SELECTION: True History of the Conquest of New Spain by Bernal Diaz del Castillo

And when we saw all those cities and villages built in the water, and other great towns on dry land, and that straight and level causeway leading to Mexico [i.e. Tenochtitlán], we were astounded. These great towns and cues [i.e., temples] and buildings rising from the water, all made of stone, seemed like an enchanted vision from the tale of Amadis. Indeed, some of our soldiers asked whether it was not all a dream. It is not surprising therefore that I should write in this vein. It was all so wonderful that I do not know how to describe this first glimpse of things never heard of, seen or dreamed of before…

And when we entered the city of Iztapalapa, the sight of the palaces in which they lodged us! They were very spacious and well built, of magnificent stone, cedar wood, and the wood of other sweet-smelling trees, with great rooms and courts, which were a wonderful sight, and all
covered with awnings of woven cotton.

When we had taken a good look at all this, we went to the orchard and garden, which was a marvelous place both to see and walk in. I was never tired of noticing the diversity of trees and the various scents given off by each, and the paths choked with roses and other flowers, and the many local fruit-trees and rose-bushes, and the pond of fresh water. Then there were birds of many breeds and varieties which came to the pond. I say again that I stood looking at it, and thought that no land like it would ever be discovered in the whole world… But today all that I then saw is overthrown and destroyed; nothing is left standing.

On each altar was a giant figure, very tall and very fat. They said that the one on the right was Huichilobos [i.e. Huitzilopochtli], their war-god. He had a very broad face and huge terrible eyes. And there were so many precious stones, so much gold, so many pearls and seed-pearls stuck to him with a paste which the natives made from a sort of root, that his body and head were covered with them…

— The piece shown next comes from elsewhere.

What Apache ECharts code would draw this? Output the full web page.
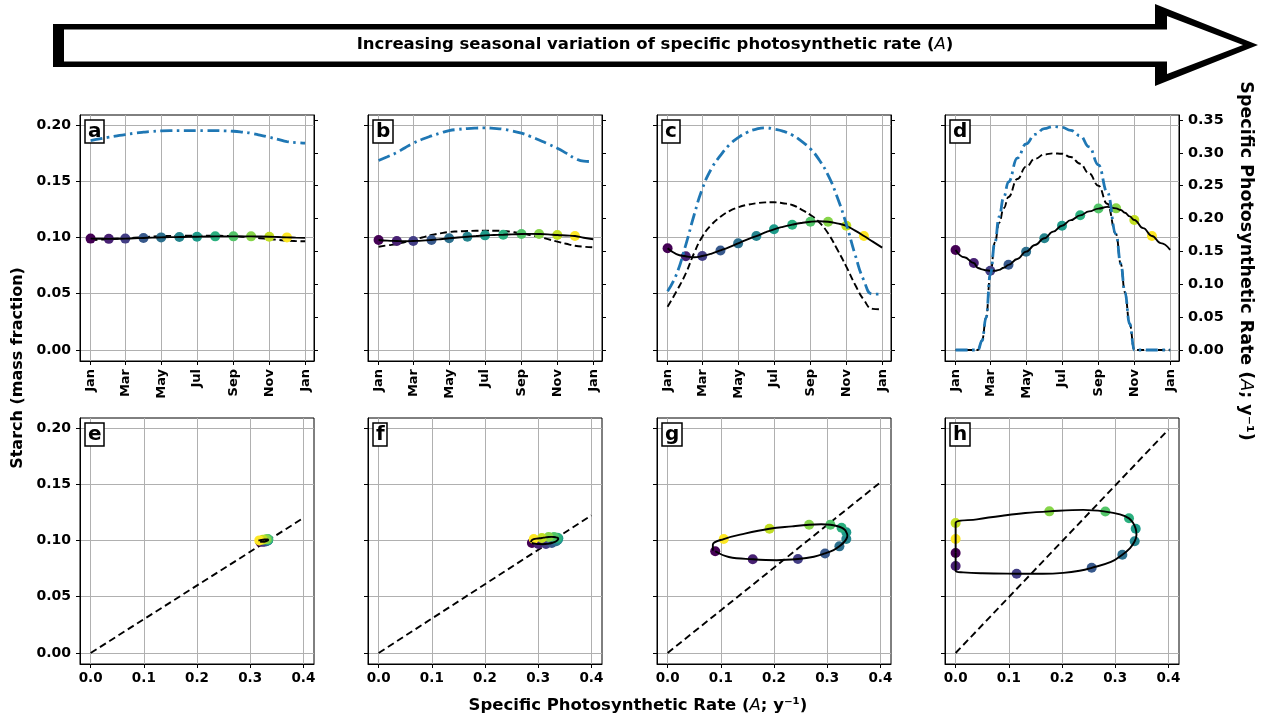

There were some smoking braziers of their incense, which they call copal, in which they were burning the hearts of three Indians whom they had sacrificed that day; and all the walls of that shrine were so splashed and caked with blood that they and the floor too were black. Indeed, the whole place stank abominably. We then looked to the left and saw another great image of the same height as Huichilobos, with a face like a bear and eyes that glittered, being made of their mirror-glass, which they call tezcat. Its body, like that of Huichilobos, was encrusted with precious stones, for they said that the two were brothers. This Tezcatlipoca, the god of hell, had charge of the Mexicans’ souls, and his body was surrounded by figures of little devils with snakes’ tails. The walls of this shrine also were so caked with blood and the floor so bathed in it that the stench was worse than that of any slaughter-house in Spain. They had offered that idol five hearts from the day’s sacrifices.